PROVIDED DATA:
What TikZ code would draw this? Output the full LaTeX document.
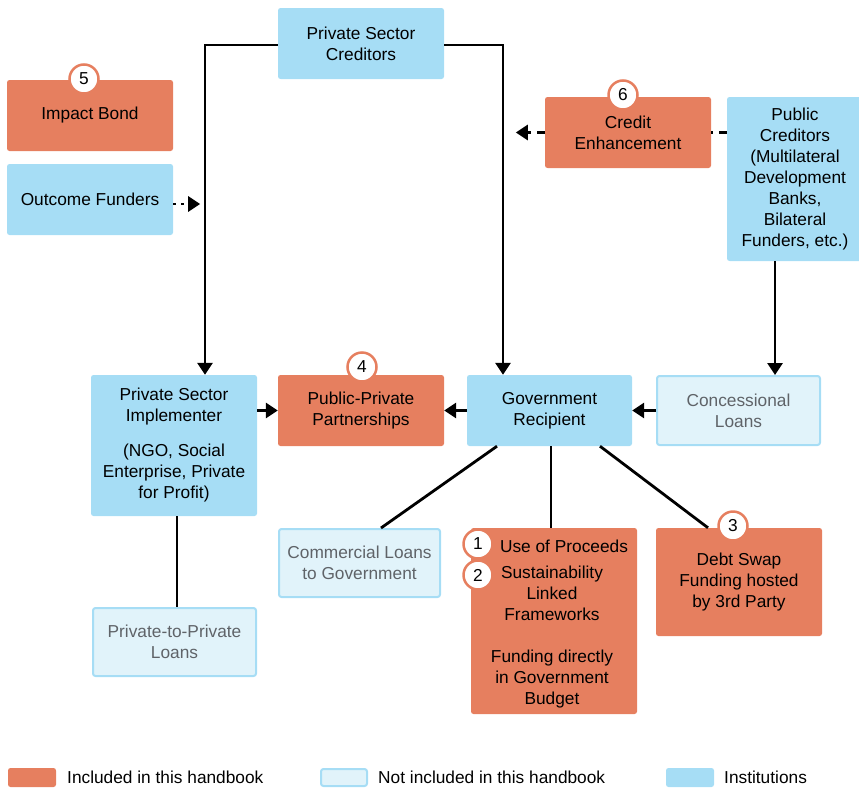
\documentclass[tikz,border=0pt]{standalone}
\usepackage{fontspec}
\setmainfont{Liberation Sans}
\usetikzlibrary{arrows.meta}
\definecolor{incl}{HTML}{E67F5F}
\definecolor{inst}{HTML}{A6DDF5}
\definecolor{notincl}{HTML}{E1F3FA}
\definecolor{notincltext}{HTML}{5F6368}

\begin{document}
\begin{tikzpicture}[x=1pt, y=-1pt,
		font=\fontsize{17.3pt}{21pt}\selectfont,
		box/.style={rounded corners=2.5pt, inner sep=0pt, align=center, minimum width=166pt, minimum height=71pt},
		inclbox/.style={box, fill=incl},
		instbox/.style={box, fill=inst},
		notbox/.style={box, fill=notincl, draw=inst, line width=2pt, text=notincltext},
		badge/.style={circle, fill=white, draw=incl, line width=2.5pt, minimum size=29pt, inner sep=0pt},
		conn/.style={line width=2.8pt},
		arr/.style={conn, -{Triangle[length=12pt, width=15pt]}},
		dotarr/.style={arr, dash pattern=on 3pt off 5pt},
		dasharr/.style={arr, dash pattern=on 8pt off 6pt},
		dashln/.style={conn, dash pattern=on 8pt off 6pt},
		legtext/.style={anchor=west, inner sep=0pt}]

	\useasboundingbox (0,0) rectangle (859,787);

	\begin{scope}
		\node[instbox] (pscred) at (361,43.5) {Private Sector\\Creditors};
		\node[inclbox] (impact) at (90,115.5) {Impact Bond};
		\node[instbox] (outcome) at (90,199.5) {Outcome Funders};
		\node[inclbox] (crenh) at (628,132.5) {Credit\\Enhancement};
		\node[instbox, minimum width=136pt, minimum height=164pt] (pubcred) at (795,179)
			{Public\\Creditors\\(Multilateral\\Development\\Banks,\\Bilateral\\Funders, etc.)};
	\end{scope}

	\begin{scope}
		\node[instbox, minimum height=141pt] (implem) at (174,445.5)
			{Private Sector\\Implementer\\[14pt](NGO, Social\\Enterprise, Private\\for Profit)};
		\node[inclbox] (ppp) at (361,410.5) {Public-Private\\Partnerships};
		\node[instbox, minimum width=165pt] (govrec) at (549.5,410.5) {Government\\Recipient};
		\node[notbox, minimum width=163pt, minimum height=69pt] (concess) at (738.5,410.5) {Concessional\\Loans};
	\end{scope}

	\begin{scope}
		\node[notbox, minimum width=161pt, minimum height=68pt] (commerc) at (359.5,563) {Commercial Loans\\to Government};
		\node[notbox, minimum width=163pt, minimum height=68pt] (ptop) at (174.5,642) {Private-to-Private\\Loans};
		\node[inclbox, minimum height=186pt] (usebox) at (554,621) {};
		\node[inner sep=0pt] (usetext) at (564,546) {Use of Proceeds};
		\node[inner sep=0pt, align=center] (sustext) at (552,637.5)
			{Sustainability\\Linked\\Frameworks\\[21pt]Funding directly\\in Government\\Budget};
		\node[inclbox, minimum height=108pt] (swap) at (739,582) {Debt Swap\\Funding hosted\\by 3rd Party};
	\end{scope}

	\begin{scope}
		\node[badge] (bfive) at (84,79) {5};
		\node[badge] (bsix) at (623,95) {6};
		\node[badge] (bfour) at (362,367) {4};
		\node[badge] (bthree) at (733,526) {3};
		\node[badge] (bone) at (478,544) {1};
		\node[badge] (btwo) at (478,575) {2};
	\end{scope}

	\begin{scope}
		\coordinate (implin) at ([xshift=31pt]implem.north);
		\coordinate (govin) at ([xshift=-46.5pt]govrec.north);
		\coordinate (concin) at ([xshift=36.5pt]concess.north);
		\draw[arr] ([yshift=-1.5pt]pscred.west) -| (implin);
		\draw[arr] ([yshift=-1.5pt]pscred.east) -| (govin);
		\draw[dotarr] ([yshift=-4.5pt]outcome.east) -- ++(27pt,0);
		\draw[dashln] (pubcred.west |- crenh.east) -- (crenh.east);
		\draw[dasharr] (crenh.west) -- ++(-29pt,0);
		\draw[arr] (pubcred.south -| concin) -- (concin);
		\draw[arr] (concess.west) -- (govrec.east);
		\draw[arr] (govrec.west) -- (ppp.east);
		\draw[arr] (implem.east |- ppp.west) -- (ppp.west);
		\draw[conn] ([xshift=-52.5pt]govrec.south) -- ([xshift=21.5pt]commerc.north);
		\draw[conn] ([xshift=1.5pt]govrec.south) -- ([xshift=-3pt]usebox.north);
		\draw[conn] ([xshift=50.5pt]govrec.south) -- ([xshift=-31pt]swap.north);
		\draw[conn] ([xshift=3pt]implem.south) -- ([xshift=2.5pt]ptop.north);
	\end{scope}

	\begin{scope}
		\node[inclbox, minimum width=48pt, minimum height=19pt] (legincl) at (32,777.5) {};
		\node[legtext] (leginclt) at (67,777.5) {Included in this handbook};
		\node[notbox, minimum width=46pt, minimum height=17pt] (legnot) at (344,777.5) {};
		\node[legtext] (legnott) at (378,777.5) {Not included in this handbook};
		\node[instbox, minimum width=48pt, minimum height=19pt] (leginst) at (690,777.5) {};
		\node[legtext] (leginstt) at (724,777.5) {Institutions};
	\end{scope}
\end{tikzpicture}
\end{document}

WORK INSTRUCTIONS:
From the material above, reproduce everything verbatim except the pictures.

ANSWER BELOW:
What TikZ code would draw this? Output the full LaTeX document.
\documentclass[tikz,border=0pt]{standalone}
\usepackage{fontspec}
\setmainfont{Liberation Sans}
\usetikzlibrary{arrows.meta}
\definecolor{incl}{HTML}{E67F5F}
\definecolor{inst}{HTML}{A6DDF5}
\definecolor{notincl}{HTML}{E1F3FA}
\definecolor{notincltext}{HTML}{5F6368}

\begin{document}
\begin{tikzpicture}[x=1pt, y=-1pt,
		font=\fontsize{17.3pt}{21pt}\selectfont,
		box/.style={rounded corners=2.5pt, inner sep=0pt, align=center, minimum width=166pt, minimum height=71pt},
		inclbox/.style={box, fill=incl},
		instbox/.style={box, fill=inst},
		notbox/.style={box, fill=notincl, draw=inst, line width=2pt, text=notincltext},
		badge/.style={circle, fill=white, draw=incl, line width=2.5pt, minimum size=29pt, inner sep=0pt},
		conn/.style={line width=2.8pt},
		arr/.style={conn, -{Triangle[length=12pt, width=15pt]}},
		dotarr/.style={arr, dash pattern=on 3pt off 5pt},
		dasharr/.style={arr, dash pattern=on 8pt off 6pt},
		dashln/.style={conn, dash pattern=on 8pt off 6pt},
		legtext/.style={anchor=west, inner sep=0pt}]

	\useasboundingbox (0,0) rectangle (859,787);

	\begin{scope}
		\node[instbox] (pscred) at (361,43.5) {Private Sector\\Creditors};
		\node[inclbox] (impact) at (90,115.5) {Impact Bond};
		\node[instbox] (outcome) at (90,199.5) {Outcome Funders};
		\node[inclbox] (crenh) at (628,132.5) {Credit\\Enhancement};
		\node[instbox, minimum width=136pt, minimum height=164pt] (pubcred) at (795,179)
			{Public\\Creditors\\(Multilateral\\Development\\Banks,\\Bilateral\\Funders, etc.)};
	\end{scope}

	\begin{scope}
		\node[instbox, minimum height=141pt] (implem) at (174,445.5)
			{Private Sector\\Implementer\\[14pt](NGO, Social\\Enterprise, Private\\for Profit)};
		\node[inclbox] (ppp) at (361,410.5) {Public-Private\\Partnerships};
		\node[instbox, minimum width=165pt] (govrec) at (549.5,410.5) {Government\\Recipient};
		\node[notbox, minimum width=163pt, minimum height=69pt] (concess) at (738.5,410.5) {Concessional\\Loans};
	\end{scope}

	\begin{scope}
		\node[notbox, minimum width=161pt, minimum height=68pt] (commerc) at (359.5,563) {Commercial Loans\\to Government};
		\node[notbox, minimum width=163pt, minimum height=68pt] (ptop) at (174.5,642) {Private-to-Private\\Loans};
		\node[inclbox, minimum height=186pt] (usebox) at (554,621) {};
		\node[inner sep=0pt] (usetext) at (564,546) {Use of Proceeds};
		\node[inner sep=0pt, align=center] (sustext) at (552,637.5)
			{Sustainability\\Linked\\Frameworks\\[21pt]Funding directly\\in Government\\Budget};
		\node[inclbox, minimum height=108pt] (swap) at (739,582) {Debt Swap\\Funding hosted\\by 3rd Party};
	\end{scope}

	\begin{scope}
		\node[badge] (bfive) at (84,79) {5};
		\node[badge] (bsix) at (623,95) {6};
		\node[badge] (bfour) at (362,367) {4};
		\node[badge] (bthree) at (733,526) {3};
		\node[badge] (bone) at (478,544) {1};
		\node[badge] (btwo) at (478,575) {2};
	\end{scope}

	\begin{scope}
		\coordinate (implin) at ([xshift=31pt]implem.north);
		\coordinate (govin) at ([xshift=-46.5pt]govrec.north);
		\coordinate (concin) at ([xshift=36.5pt]concess.north);
		\draw[arr] ([yshift=-1.5pt]pscred.west) -| (implin);
		\draw[arr] ([yshift=-1.5pt]pscred.east) -| (govin);
		\draw[dotarr] ([yshift=-4.5pt]outcome.east) -- ++(27pt,0);
		\draw[dashln] (pubcred.west |- crenh.east) -- (crenh.east);
		\draw[dasharr] (crenh.west) -- ++(-29pt,0);
		\draw[arr] (pubcred.south -| concin) -- (concin);
		\draw[arr] (concess.west) -- (govrec.east);
		\draw[arr] (govrec.west) -- (ppp.east);
		\draw[arr] (implem.east |- ppp.west) -- (ppp.west);
		\draw[conn] ([xshift=-52.5pt]govrec.south) -- ([xshift=21.5pt]commerc.north);
		\draw[conn] ([xshift=1.5pt]govrec.south) -- ([xshift=-3pt]usebox.north);
		\draw[conn] ([xshift=50.5pt]govrec.south) -- ([xshift=-31pt]swap.north);
		\draw[conn] ([xshift=3pt]implem.south) -- ([xshift=2.5pt]ptop.north);
	\end{scope}

	\begin{scope}
		\node[inclbox, minimum width=48pt, minimum height=19pt] (legincl) at (32,777.5) {};
		\node[legtext] (leginclt) at (67,777.5) {Included in this handbook};
		\node[notbox, minimum width=46pt, minimum height=17pt] (legnot) at (344,777.5) {};
		\node[legtext] (legnott) at (378,777.5) {Not included in this handbook};
		\node[instbox, minimum width=48pt, minimum height=19pt] (leginst) at (690,777.5) {};
		\node[legtext] (leginstt) at (724,777.5) {Institutions};
	\end{scope}
\end{tikzpicture}
\end{document}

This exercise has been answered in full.